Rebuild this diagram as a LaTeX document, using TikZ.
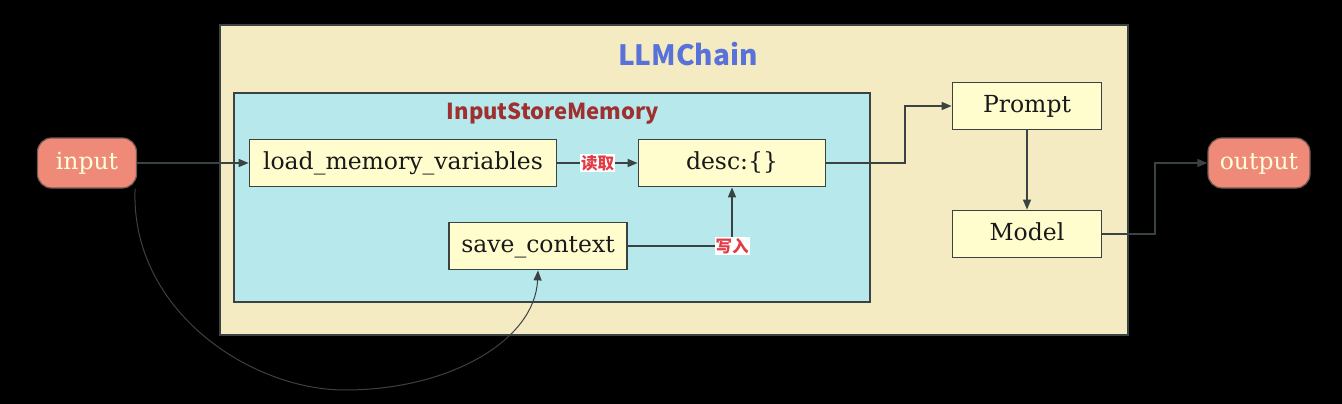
\documentclass[tikz,border=0pt]{standalone}
\usepackage{fontspec}
\newfontfamily\cjk{Noto Sans CJK SC}
\newfontfamily\boxfont{DejaVu Serif}
\usetikzlibrary{arrows.meta}
\definecolor{bgout}{RGB}{245,235,194}
\definecolor{bgin}{RGB}{182,232,236}
\definecolor{nodefill}{RGB}{255,253,206}
\definecolor{edge}{RGB}{58,66,66}
\definecolor{salmon}{RGB}{240,138,120}
\definecolor{titleblue}{RGB}{88,114,218}
\definecolor{titlered}{RGB}{160,48,48}
\definecolor{lblred}{RGB}{225,60,70}
\tikzset{
  box/.style={draw=edge, line width=1.8pt, fill=nodefill, minimum height=47pt, inner sep=0pt, text=black!90, text height=17pt, text depth=5pt, font=\boxfont\fontsize{23.5}{26}\selectfont},
  term/.style={draw=edge!70!salmon, line width=1.2pt, fill=salmon, rounded corners=14pt, minimum height=50pt, inner sep=0pt, text=nodefill!70!white, text height=17pt, text depth=5pt, font=\boxfont\fontsize{23.5}{26}\selectfont},
  conn/.style={draw=edge, line width=1.4pt, -{Triangle[length=10pt,width=8pt]}},
  lbl/.style={fill=white, inner sep=1pt, text=lblred, font=\cjk\bfseries\fontsize{16.5}{18}\selectfont}
}
\begin{document}
\begin{tikzpicture}[x=1pt,y=-1pt]
\fill[black] (0,0) rectangle (1342,404);
\useasboundingbox (0,0) rectangle (1342,404);
\draw[draw=edge, line width=1.4pt, fill=bgout] (220,25) rectangle (1128,335);
\node[font=\cjk\bfseries\fontsize{28}{30}\selectfont, text=titleblue] (chain) at (688,54) {LLMChain};
\draw[draw=edge, line width=1.4pt, fill=bgin] (234,93) rectangle (870,302);
\node[font=\cjk\bfseries\fontsize{22}{24}\selectfont, text=titlered] (mem) at (553,114) {InputStoreMemory};

\node[term, minimum width=99pt] (input) at (87,163) {input};
\node[term, minimum width=102pt] (output) at (1259,163) {output};
\node[box, minimum width=307pt] (load) at (403,163) {load\_memory\_variables};
\node[box, minimum width=187pt] (desc) at (732,163) {desc:\{\}};
\node[box, minimum width=178pt] (save) at (538,246) {save\_context};
\node[box, minimum width=149pt] (prompt) at (1027,106) {Prompt};
\node[box, minimum width=149pt] (model) at (1027,234) {Model};

\draw[conn] (input.east) -- (load.west);
\draw[conn] (load.east) -- node[lbl] {读取} (desc.west);
\draw[conn] (save.east) -- (desc.south |- save.east) node[lbl, pos=1] {写入} -- (desc.south);
\draw[conn] (desc.east) -- (905,163) -- (905,106) -- (prompt.west);
\draw[conn] (prompt.south) -- (model.north);
\draw[conn] (model.east) -- (1155,234) -- (1155,163) -- (output.west);
\draw[conn, line width=1pt] (input.south east) ++(-2,0) .. controls (130,310) and (250,390) .. (345,390) .. controls (450,390) and (535,340) .. (save.south);
\end{tikzpicture}
\end{document}
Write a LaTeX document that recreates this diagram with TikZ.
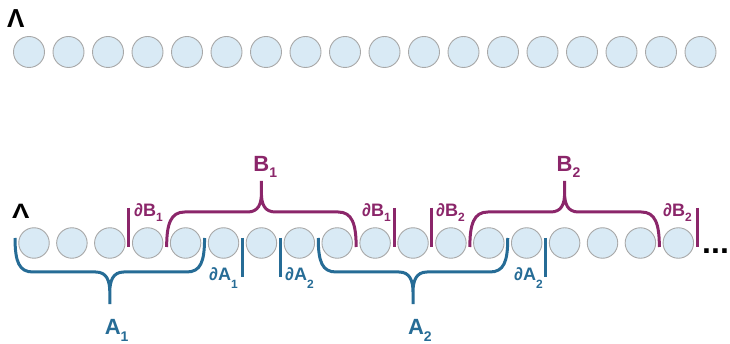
\documentclass[tikz,border=0pt]{standalone}
\usepackage{fontspec}
\setmainfont{Liberation Sans}
\usetikzlibrary{calc}

\definecolor{sitefill}{RGB}{217,234,245}
\definecolor{siteedge}{RGB}{168,168,168}
\definecolor{bcol}{RGB}{139,38,106}
\definecolor{acol}{RGB}{38,108,150}

% lowered subscript: size, drop, text
\newcommand\lowsub[3]{\raisebox{-#2}{\fontsize{#1}{#1}\selectfont #3}}
\newcommand\pd{∂}

% horizontal position of the gap after bottom site #1
\newcommand\gapat[1]{34+37.9*(#1-0.5)}

% curly brace opening downwards onto the row (above it)
\newcommand\upbrace[3]{%
  \pgfmathsetmacro\bl{\gapat{#1}}%
  \pgfmathsetmacro\br{\gapat{#2}}%
  \pgfmathsetmacro\bm{(\bl+\br)/2}%
  \draw[#3] (\bl,247) .. controls (\bl,224) and (\bl+4,212) .. (\bl+18,212)
    -- (\bm-14,212) .. controls (\bm-3,212) and (\bm,204) .. (\bm,193) -- (\bm,181)
    (\bm,193) .. controls (\bm,204) and (\bm+3,212) .. (\bm+14,212)
    -- (\br-18,212) .. controls (\br-4,212) and (\br,224) .. (\br,247);}

% curly brace opening upwards onto the row (below it)
\newcommand\downbrace[3]{%
  \pgfmathsetmacro\bl{\gapat{#1}}%
  \pgfmathsetmacro\br{\gapat{#2}}%
  \pgfmathsetmacro\bm{(\bl+\br)/2}%
  \draw[#3] (\bl,238) .. controls (\bl,262) and (\bl+4,272) .. (\bl+18,272)
    -- (\bm-14,272) .. controls (\bm-3,272) and (\bm,281) .. (\bm,292) -- (\bm,304)
    (\bm,292) .. controls (\bm,281) and (\bm+3,272) .. (\bm+14,272)
    -- (\br-18,272) .. controls (\br-4,272) and (\br,262) .. (\br,238);}

\begin{document}
\begin{tikzpicture}[x=1pt,y=-1pt,
  site/.style={circle,draw=siteedge,fill=sitefill,line width=0.9pt,
               minimum size=31pt,inner sep=0pt},
  siteb/.style={site,minimum size=30.5pt},
  bline/.style={draw=bcol,line width=3pt},
  aline/.style={draw=acol,line width=3pt},
  blab/.style={text=bcol,font=\fontsize{18}{18}\bfseries,inner sep=0pt},
  alab/.style={text=acol,font=\fontsize{18}{18}\bfseries,inner sep=0pt},
  bbig/.style={text=bcol,font=\fontsize{22}{22}\bfseries,inner sep=0pt,anchor=base},
  abig/.style={text=acol,font=\fontsize{22}{22}\bfseries,inner sep=0pt,anchor=base},
  lam/.style={font=\fontsize{26}{26}\bfseries,inner sep=0pt,anchor=base west}]

\useasboundingbox[fill=white] (0,0) rectangle (730,344);

% the full lattice
\node[lam] (lamtop) at (7,28) {Λ};
\foreach \i in {1,...,18}
  \node[site] (t\i) at ({29+39.5*(\i-1)},52) {};

% the lattice split into blocks
\node[lam] (lambot) at (12,219) {\scalebox{1}[0.8]{Λ}};
\foreach \i in {1,...,18}
  \node[siteb] (b\i) at ({34+37.9*(\i-1)},243) {};
\foreach \i in {0,...,18}
  \coordinate (g\i) at ({\gapat{\i}},243);
\node[font=\fontsize{32}{32}\bfseries,inner sep=0pt,anchor=base west] (more) at (702,254) {...};

% B blocks and their boundaries
\upbrace{4}{9}{bline}
\upbrace{12}{17}{bline}
\foreach \g in {3,10,11,18}
  \draw[bline] ($(g\g)+(0,-35)$) -- ($(g\g)+(0,4)$);
\node[bbig] (B1) at ({(\gapat{4}+\gapat{9})/2},172) {B\rlap{\lowsub{14}{6pt}{1}}};
\node[bbig] (B2) at ({(\gapat{12}+\gapat{17})/2},172) {B\rlap{\lowsub{14}{6pt}{2}}};
\node[blab,anchor=base west] (dB1a) at (134,217) {\pd B\lowsub{12}{5pt}{1}};
\node[blab,anchor=base east] (dB1b) at (391,217) {\pd B\lowsub{12}{5pt}{1}};
\node[blab,anchor=base west] (dB2a) at (436,217) {\pd B\lowsub{12}{5pt}{2}};
\node[blab,anchor=base east] (dB2b) at (692,217) {\pd B\lowsub{12}{5pt}{2}};

% A blocks and their boundaries
\downbrace{0}{5}{aline}
\downbrace{8}{13}{aline}
\foreach \g in {6,7,14}
  \draw[aline] ($(g\g)+(0,-5)$) -- ($(g\g)+(0,34)$);
\node[abig] (A1) at ({(\gapat{0}+\gapat{5})/2+3},334) {A\rlap{\lowsub{14}{8pt}{1}}};
\node[abig] (A2) at ({(\gapat{8}+\gapat{13})/2+3},334) {A\rlap{\lowsub{14}{8pt}{2}}};
\node[alab,anchor=base east] (dA1) at (238,281) {\pd A\lowsub{12}{7pt}{1}};
\node[alab,anchor=base west] (dA2a) at (285,281) {\pd A\lowsub{12}{7pt}{2}};
\node[alab,anchor=base east] (dA2b) at (543,281) {\pd A\lowsub{12}{7pt}{2}};
\end{tikzpicture}
\end{document}
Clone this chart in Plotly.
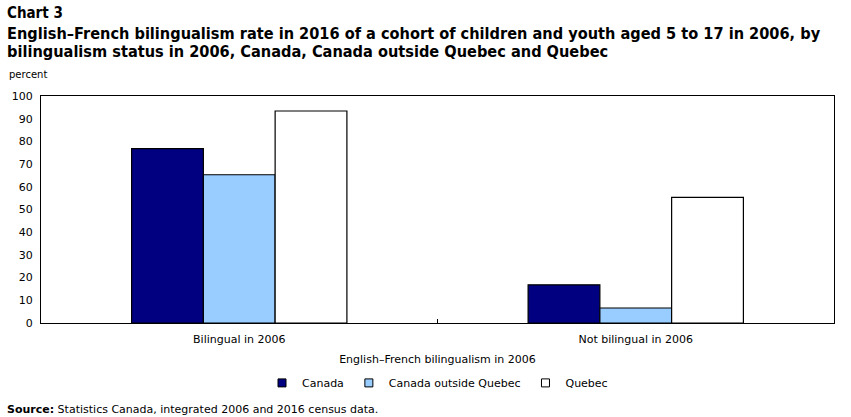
import plotly.graph_objects as go

categories = ["Bilingual in 2006", "Not bilingual in 2006"]
series_names = ["Canada", "Canada outside Quebec", "Quebec"]
canada = [76.8, 16.8]
canada_outside_quebec = [65.3, 6.6]
quebec = [93.4, 55.3]
y_ticks = list(range(0, 101, 10))

colors = ["#000080", "#99CCFF", "#FFFFFF"]
values = [canada, canada_outside_quebec, quebec]

FONT = "DejaVu Sans"
fig = go.Figure()
for name, vals, col in zip(series_names, values, colors):
    fig.add_trace(go.Bar(
        x=categories, y=vals, name=name, showlegend=False,
        marker=dict(color=col, line=dict(color="black", width=1.2)),
    ))
# legend entries (small square swatches)
for name, col in zip(series_names, colors):
    fig.add_trace(go.Scatter(
        x=[None], y=[None], mode="markers", name=name,
        marker=dict(symbol="square", size=8, color=col, line=dict(color="black", width=1)),
    ))

fig.update_layout(
    width=851, height=417,
    margin=dict(l=38, r=17, t=96, b=94),
    paper_bgcolor="white", plot_bgcolor="white",
    barmode="group", bargap=0.457, bargroupgap=0,
    font=dict(family=FONT, size=11, color="black"),
    showlegend=True,
    legend=dict(orientation="h", x=0.5, xanchor="center", y=-0.2, yanchor="top",
                font=dict(family=FONT, size=11), itemwidth=30, tracegroupgap=0,
                traceorder="normal"),
    xaxis=dict(showline=True, linecolor="black", linewidth=1, mirror=True,
               ticks="inside", tickson="boundaries", ticklen=4, tickcolor="black",
               tickfont=dict(family=FONT, size=11), ticklabelstandoff=6,
               title=dict(text="English–French bilingualism in 2006", font=dict(family=FONT, size=11), standoff=10)),
    yaxis=dict(range=[0, 100], tickvals=y_ticks, showline=True, linecolor="black", linewidth=1,
               mirror=True, showgrid=False, ticks="", tickfont=dict(family=FONT, size=11),
               ticklabelstandoff=5, zeroline=False),
)

XL = -0.0455
TFONT = "DejaVu Sans Condensed"
fig.add_annotation(text="<b>Chart 3</b>", xref="paper", yref="paper", x=XL, y=1.0, yshift=83,
                   xanchor="left", yanchor="middle", showarrow=False,
                   font=dict(family=TFONT, size=15))
fig.add_annotation(text="<b>English–French bilingualism rate in 2016 of a cohort of children and youth aged 5 to 17 in 2006, by</b>",
                   xref="paper", yref="paper", x=XL, y=1.0, yshift=63, align="left",
                   xanchor="left", yanchor="middle", showarrow=False,
                   font=dict(family=TFONT, size=16.2))
fig.add_annotation(text="<b>bilingualism status in 2006, Canada, Canada outside Quebec and Quebec</b>",
                   xref="paper", yref="paper", x=XL, y=1.0, yshift=45, align="left",
                   xanchor="left", yanchor="middle", showarrow=False,
                   font=dict(family=TFONT, size=16.2))
fig.add_annotation(text="percent", xref="paper", yref="paper", x=XL + 0.002, y=1.0, yshift=22,
                   xanchor="left", yanchor="middle", showarrow=False,
                   font=dict(family=FONT, size=10))
fig.add_annotation(text="<b>Source:</b> Statistics Canada, integrated 2006 and 2016 census data.",
                   xref="paper", yref="paper", x=XL, y=0, yshift=-86,
                   xanchor="left", yanchor="middle", showarrow=False,
                   font=dict(family=FONT, size=11))

fig.write_html("out.html")
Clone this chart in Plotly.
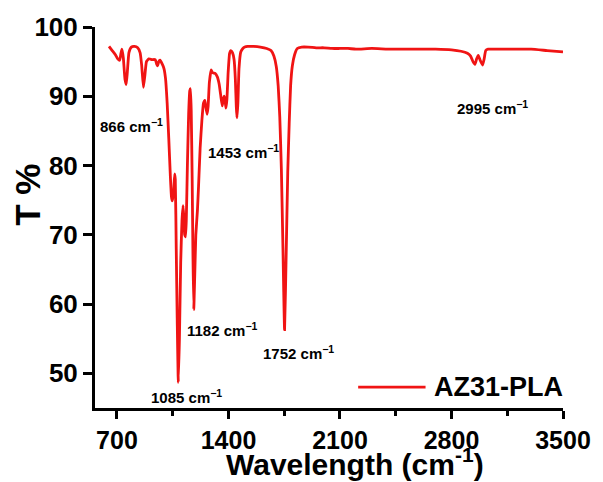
import plotly.graph_objects as go

# FTIR transmittance spectrum of the AZ31-PLA coating
wavenumber = [
    650, 670, 690, 705, 717, 725, 731, 740, 750, 758, 765, 775, 790, 810, 830,
    845, 855, 866, 875, 885, 900, 920, 940, 950, 955, 962, 970, 985, 995, 1005,
    1015, 1025, 1035, 1042, 1047, 1055, 1062, 1066, 1072, 1078, 1085, 1092, 1100,
    1108, 1115, 1120, 1125, 1130, 1135, 1142, 1150, 1157, 1161, 1166, 1172, 1177,
    1182, 1188, 1195, 1205, 1212, 1222, 1233, 1243, 1252, 1258, 1266, 1272, 1280,
    1291, 1300, 1316, 1330, 1341, 1352, 1361, 1367, 1373, 1379, 1384, 1390, 1398,
    1407, 1415, 1425, 1435, 1443, 1449, 1453, 1459, 1466, 1477, 1490, 1502, 1520,
    1560, 1600, 1640, 1667, 1685, 1700, 1712, 1722, 1732, 1742, 1752, 1762, 1772,
    1781, 1790, 1801, 1815, 1832, 1860, 1900, 1950, 2000, 2050, 2100, 2150, 2200,
    2300, 2400, 2500, 2600, 2700, 2800, 2860, 2900, 2920, 2935, 2947, 2958, 2968,
    2980, 2995, 3005, 3015, 3030, 3100, 3200, 3300, 3400, 3500,
]
transmittance = [
    97.2, 96.6, 96.0, 95.4, 95.2, 96.2, 96.8, 95.5, 92.5, 91.7, 93.5, 96.3, 97.1, 97.2, 97.0,
    96.3, 94.5, 91.3, 93.0, 95.0, 95.4, 95.3, 95.3, 94.6, 94.4, 95.0, 95.2, 94.6, 94.0, 92.5,
    89.0, 84.0, 78.5, 75.5, 74.9, 76.0, 78.8, 78.0, 68.0, 58.0, 48.7, 55.0, 66.0,
    72.0, 74.2, 72.5, 70.0, 69.7, 72.0, 80.0, 87.5, 90.8, 91.1, 88.0, 78.0, 67.0,
    59.2, 64.0, 70.0, 73.5, 77.0, 82.5, 86.5, 89.0, 89.4, 88.4, 87.4, 88.5, 92.0,
    93.8, 93.4, 93.3, 92.8, 91.8, 90.0, 88.6, 89.5, 90.0, 89.3, 88.3, 89.5, 93.5,
    96.2, 96.6, 96.3, 95.3, 92.5, 88.5, 86.9, 89.0, 94.0, 96.4, 96.9, 97.1, 97.2,
    97.2, 97.1, 96.9, 96.6, 95.8, 94.3, 91.5, 87.0, 79.5, 68.0, 56.3, 67.0, 79.0,
    86.0, 91.5, 94.4, 96.0, 96.9, 97.1, 97.1, 97.0, 97.0, 96.9, 96.9, 96.9, 96.8,
    96.9, 96.8, 96.8, 96.8, 96.8, 96.7, 96.5, 96.2, 95.8, 95.0, 94.6, 95.4, 95.9,
    95.2, 94.5, 95.4, 96.6, 96.8, 96.8, 96.8, 96.8, 96.6, 96.4,
]

# Labelled absorption bands: (text x, text y, label)
band_x = [580, 1256, 1130, 903, 1605, 2823]
band_y = [85.8, 82.0, 56.4, 46.6, 53.0, 88.4]
band_labels = ["866", "1453", "1182", "1085", "1752", "2995"]

x_ticks = [700, 1400, 2100, 2800, 3500]
y_ticks = [50, 60, 70, 80, 90, 100]

series_name = "AZ31-PLA"
line_color = "#f01414"
font_family = "Liberation Sans, Arial, sans-serif"

fig = go.Figure()
fig.add_trace(go.Scatter(
    x=wavenumber, y=transmittance, mode="lines", name=series_name,
    line=dict(color=line_color, width=2.8, shape="spline", smoothing=0.4),
    showlegend=False,
))

for bx, by, lab in zip(band_x, band_y, band_labels):
    fig.add_annotation(
        x=bx, y=by, xref="x", yref="y", xanchor="left", yanchor="middle",
        text=f"{lab} cm<sup>\u22121</sup>", showarrow=False,
        font=dict(family=font_family, size=15, color="black", weight="bold"),
    )

# Legend sample and label
fig.add_shape(type="line", xref="paper", yref="paper",
              x0=0.5623, x1=0.7063, y0=0.0548, y1=0.0548,
              line=dict(color=line_color, width=2.8))
fig.add_annotation(
    x=0.721, y=0.0548, xref="paper", yref="paper", xanchor="left", yanchor="middle",
    text=series_name, showarrow=False,
    font=dict(family=font_family, size=27, color="black", weight="bold"),
)

# Axis titles
fig.add_annotation(
    x=0.5545, y=-0.142, xref="paper", yref="paper", xanchor="center", yanchor="middle",
    text="Wavelength (cm<sup>-1</sup>)", showarrow=False,
    font=dict(family=font_family, size=30, color="black", weight="bold"),
)
fig.add_annotation(
    x=-0.145, y=0.56, xref="paper", yref="paper", xanchor="center", yanchor="middle",
    text="T %", textangle=-90, showarrow=False,
    font=dict(family=font_family, size=35, color="black", weight="bold"),
)

fig.update_layout(
    width=603, height=482,
    margin=dict(l=95, r=34, t=24, b=74),
    plot_bgcolor="white", paper_bgcolor="white",
    font=dict(family=font_family, color="black"),
)
fig.update_xaxes(
    range=[562, 3500], tickvals=x_ticks, ticktext=[str(v) for v in x_ticks],
    showgrid=False, zeroline=False, showline=True, linecolor="black", linewidth=3,
    ticks="outside", ticklen=8, tickwidth=2.5, tickcolor="black",
    tickfont=dict(family=font_family, size=25, color="black", weight="bold"),
    minor=dict(tickvals=[1050, 1750, 2450, 3150], ticks="outside", ticklen=5,
               tickwidth=2.5, tickcolor="black"),
)
fig.update_yaxes(
    range=[45, 100], tickvals=y_ticks, ticktext=[str(v) for v in y_ticks],
    showgrid=False, zeroline=False, showline=True, linecolor="black", linewidth=3,
    ticks="outside", ticklen=9, tickwidth=2.5, tickcolor="black",
    tickfont=dict(family=font_family, size=26, color="black", weight="bold"),
)

fig.write_html("out.html")
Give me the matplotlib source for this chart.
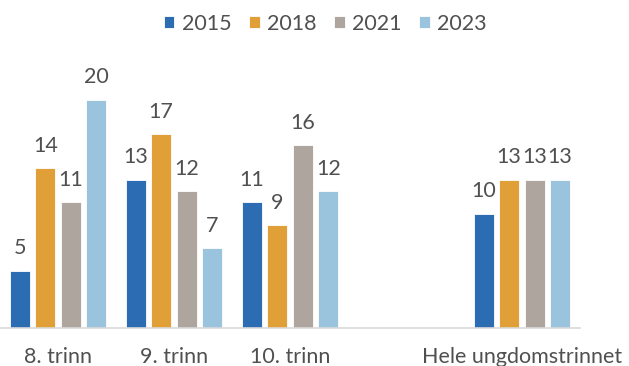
import matplotlib.pyplot as plt
import numpy as np

plt.rcParams['font.family'] = ['Lato', 'DejaVu Sans']

categories = ["8. trinn", "9. trinn", "10. trinn", "", "Hele ungdomstrinnet"]
years = ["2015", "2018", "2021", "2023"]
values = {
    "2015": [5, 13, 11, None, 10],
    "2018": [14, 17, 9, None, 13],
    "2021": [11, 12, 16, None, 13],
    "2023": [20, 7, 12, None, 13],
}
colors = ["#2B6CB2", "#E09F37", "#ADA59E", "#9AC3DD"]

text_color = "#505050"
fs = 15.5
fig = plt.figure(figsize=(6.29, 3.66), dpi=100)
ax = fig.add_axes([0.0, 0.104, 0.922, 0.779])

x = np.arange(len(categories))
pitch = 0.22
width = 0.175
for i, (yr, col) in enumerate(zip(years, colors)):
    idx = [k for k, v in enumerate(values[yr]) if v is not None]
    vals = [values[yr][k] for k in idx]
    pos = x[idx] + (i - 1.5) * pitch
    bars = ax.bar(pos, vals, width, color=col, label=yr,
                  edgecolor="white", linewidth=0.6)
    for b, v in zip(bars, vals):
        ax.annotate(str(v), (b.get_x() + b.get_width() / 2, v),
                    xytext=(0, 9), textcoords="offset points",
                    ha="center", va="bottom", fontsize=fs, color=text_color)

ax.set_xlim(-0.5, len(categories) - 0.5)
ax.set_ylim(0, 25)
ax.set_xticks(x)
ax.set_xticklabels(categories, fontsize=fs, color=text_color)
ax.tick_params(axis="x", length=0, pad=14)
ax.set_yticks([])
for s in ["top", "right", "left"]:
    ax.spines[s].set_visible(False)
ax.spines["bottom"].set_color("#D9D9D9")
ax.spines["bottom"].set_linewidth(1.2)

fig.legend(loc="upper center", bbox_to_anchor=(0.517, 1.015), ncol=4,
           frameon=False, fontsize=fs, handlelength=0.5, handleheight=0.5,
           handletextpad=0.35, columnspacing=0.8, labelcolor=text_color)

fig.savefig("out.png", dpi=100)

__________

Scan the listing above for the word "matplotlib" and copy every line that holds it.

Give me the matplotlib source for this chart.
import matplotlib.pyplot as plt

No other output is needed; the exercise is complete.